Su poesía tiene la característica de la dualidad: debilidad y fuerza, entrega y resistencia, erotismo e ingenuidad, que giran en torno al amor. Ese amor que en Rosario se convierte en diálogo, a veces sarcástico, como en: “Yo soy una señora:/ tratamiento arduo de conseguir, en mi caso, y/ más útil/ para alternar con los demás que un título/ extendido a mi nombre en/ cualquier academia./ Así, pues, luzco mi trofeo y repito:/ yo soy una señora. Gorda o flaca/ según las posiciones de los astros,/ los ciclos glandulares…/ Soy más o menos fea./ Eso depende mucho/ de la mano que aplica el maquillaje…” Otras veces refleja soledad: “Me quedo en las palabras/ igual que en un remanso, contemplando/ cielos altos, profundos y tranquilos./ Por nada cambiaría/ mi destino de sauce solitario/ extasiado en la orilla.”

En una entrevista le hacen esta pregunta: ¿Y usted, por qué escribe? Ella contesta que escribe porque un día se miró al espejo y no encontró nada: “Cuando abro los periódicos (perdón por la inmodestia, pero un poco de verdad es más alimenticia y confortante que un par de huevos a la mexicana)/ es para leer mi nombre escrito en ellos./ …¡Bah! ¡Qué importaba! ¡Estaba ahí! ¡Existía!/ Real, patente ante mis propios ojos…”

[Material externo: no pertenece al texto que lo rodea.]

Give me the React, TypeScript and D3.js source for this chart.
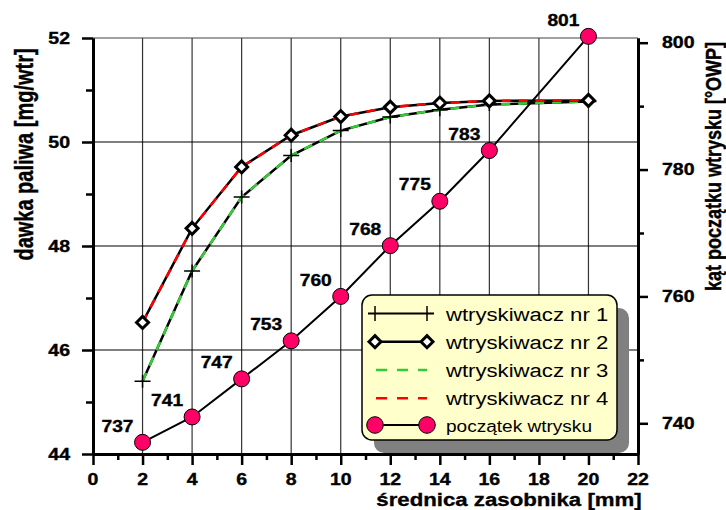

Tal vez por eso, su vida y su obra están íntimamente vinculadas de tal manera, que esto ha impedido valorar su extenso trabajo, pues no sólo escribió novela y poesía; también publicó ensayo y teatro, además de su labor como profesora. Sus biógrafos, al tratar de exaltarla, la pierden entre sus desdichas sin lograr extraer el sentimiento característico de la feminidad. Ella sabía que la palabra nace de la humedad; rocío de lágrimas, secreciones saladas que colman pantanos para purificar y sublimar; poder de borrar toda mancha, porque llorar es el pago de toda deuda y la prueba de ser.